# WHAT YOU SHOULD DO
Line by line, repeat the data below exactly, beginning at the first line and ending at the line with "(\x,\y) circle (8);". Omit pictures.

# GIVEN DATA
[BEGIN]

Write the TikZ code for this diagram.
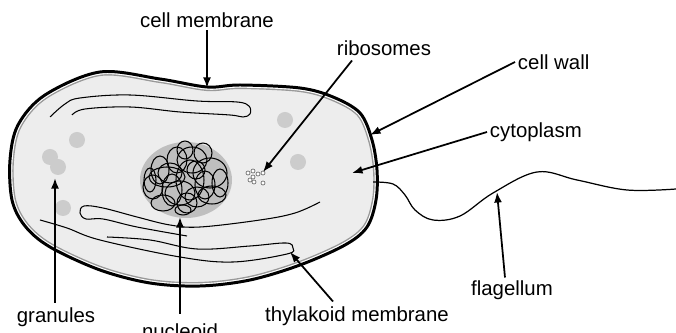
\documentclass[tikz,border=0pt]{standalone}
\usepackage{fontspec}
\setmainfont{Liberation Sans}
\usetikzlibrary{arrows.meta,calc}

\tikzset{
	lbl/.style={font=\fontsize{11.6}{13}\selectfont, inner sep=1.5pt},
	pointer/.style={line width=1pt, -{Latex[length=6pt,width=4.5pt]}},
	thyl/.style={line width=0.6pt},
	granule/.style={fill=black!20},
}

% Umriss der Zelle
\def\zelle{plot[smooth cycle, tension=0.55] coordinates {(100,72) (160,79) (207,87) (240,85) (300,88) (333,97) (360,113) (372,140) (377,170) (376,200) (367,227) (345,245) (300,265) (250,280) (200,286) (150,283) (100,270) (50,247) (25,226) (12,200) (10,160) (18,125) (45,95)}}

\begin{document}
\begin{tikzpicture}[x=0.02cm,y=-0.02cm]
		\useasboundingbox (0,0) rectangle (676,333);

		%Zelle mit Wand und Membran
		\fill[black!7] \zelle;
		\begin{scope}
			\clip \zelle;
			\draw[black!40, line width=4.6pt] \zelle;
			\draw[white, line width=3pt] \zelle;
		\end{scope}
		\draw[line width=1.7pt] \zelle;

		%Granula
		\foreach \x/\y in {50/157, 58/167, 77/140, 63/208, 285/120, 298/162}
			\fill[granule] (\x,\y) circle (8);

		%Thylakoide
		\draw[thyl] plot[smooth, tension=0.6] coordinates {(50,117) (65,104) (80,98) (130,95) (197,101) (237,102) (249,106) (250,114) (243,117) (230,115) (180,112) (130,107) (85,109) (72,115)};
		\draw[thyl] plot[smooth, tension=0.6] coordinates {(320,202) (295,213) (260,220) (200,227) (170,225) (137,217) (103,208) (84,206) (80,213) (86,219) (103,219) (137,227) (187,236)};
		\draw[thyl] plot[smooth, tension=0.6] coordinates {(107,237) (150,240) (197,249) (250,246) (286,243) (293,248) (287,254) (233,262) (180,257) (100,240) (67,228) (40,220)};

		%Nucleoid
		\fill[black!25] (186,180) ellipse [x radius=46, y radius=38];
		\foreach \cx/\cy/\rx/\ry in {192/160/15/13, 170/173/12/10, 210/173/17/15, 153/187/10/12, 180/193/15/12, 197/197/12/10, 163/203/12/8, 187/203/10/10, 177/160/10/13, 203/153/9/10, 220/183/8/14, 167/177/18/10, 183/210/8/5, 190/180/14/20, 160/170/9/14, 212/195/14/9, 150/180/6/12, 196/170/9/9, 172/190/10/16, 205/185/10/14, 185/150/8/9}
			\draw[line width=0.6pt] (\cx,\cy) ellipse [x radius=\rx, y radius=\ry];

		%Ribosomen
		\foreach \x/\y in {248/173, 253/171, 258/174, 263/173, 250/180, 254/182, 263/183, 253/177}
			\draw[black!55, fill=white, line width=0.4pt] (\x,\y) circle (2);

		%Geissel
		\draw[line width=0.7pt] plot[smooth, tension=0.6] coordinates {(373,182) (393,184) (405,195) (415,210) (433,220) (460,216) (493,193) (537,172) (577,180) (627,190) (676,189)};

		%Beschriftungen
		\node[lbl] (mem) at (207,20) {cell membrane};
		\node[lbl] (ribo) at (384,48) {ribosomes};
		\node[lbl, anchor=west] (wall) at (515,62) {cell wall};
		\node[lbl, anchor=west] (cyto) at (487,132) {cytoplasm};
		\node[lbl] (flag) at (512,290) {flagellum};
		\node[lbl] (thy) at (357,316) {thylakoid membrane};
		\node[lbl, anchor=north] (nuc) at (180,321) {nucleoid};
		\node[lbl] (gran) at (56,317) {granules};

		\coordinate (memT) at (207,88);
		\coordinate (riboT) at (263,172);
		\coordinate (wallT) at (370,135);
		\coordinate (cytoT) at (352,173);
		\coordinate (flagT) at (497,192);
		\coordinate (thyT) at (290,252);
		\coordinate (nucT) at (180,217);
		\coordinate (granT) at (55,178);

		\draw[pointer] (mem) -- (memT);
		\draw[pointer] ($(ribo.south west)+(18,2)$) -- (riboT);
		\draw[pointer] (wall.west) -- (wallT);
		\draw[pointer] (cyto.west) -- (cytoT);
		\draw[pointer] ($(flag.north)+(-7,0)$) -- (flagT);
		\draw[pointer] ($(thy.north)+(-24,-2)$) -- (thyT);
		\draw[pointer] ($(nuc.north)+(0,-7)$) -- (nucT);
		\draw[pointer] ($(gran.north)+(-1,-2)$) -- (granT);
	\end{tikzpicture}
\end{document}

[END]

# TASK ANSWER
Write the TikZ code for this diagram.
\documentclass[tikz,border=0pt]{standalone}
\usepackage{fontspec}
\setmainfont{Liberation Sans}
\usetikzlibrary{arrows.meta,calc}

\tikzset{
	lbl/.style={font=\fontsize{11.6}{13}\selectfont, inner sep=1.5pt},
	pointer/.style={line width=1pt, -{Latex[length=6pt,width=4.5pt]}},
	thyl/.style={line width=0.6pt},
	granule/.style={fill=black!20},
}

% Umriss der Zelle
\def\zelle{plot[smooth cycle, tension=0.55] coordinates {(100,72) (160,79) (207,87) (240,85) (300,88) (333,97) (360,113) (372,140) (377,170) (376,200) (367,227) (345,245) (300,265) (250,280) (200,286) (150,283) (100,270) (50,247) (25,226) (12,200) (10,160) (18,125) (45,95)}}

\begin{document}
\begin{tikzpicture}[x=0.02cm,y=-0.02cm]
		\useasboundingbox (0,0) rectangle (676,333);

		%Zelle mit Wand und Membran
		\fill[black!7] \zelle;
		\begin{scope}
			\clip \zelle;
			\draw[black!40, line width=4.6pt] \zelle;
			\draw[white, line width=3pt] \zelle;
		\end{scope}
		\draw[line width=1.7pt] \zelle;

		%Granula
		\foreach \x/\y in {50/157, 58/167, 77/140, 63/208, 285/120, 298/162}
			\fill[granule] (\x,\y) circle (8);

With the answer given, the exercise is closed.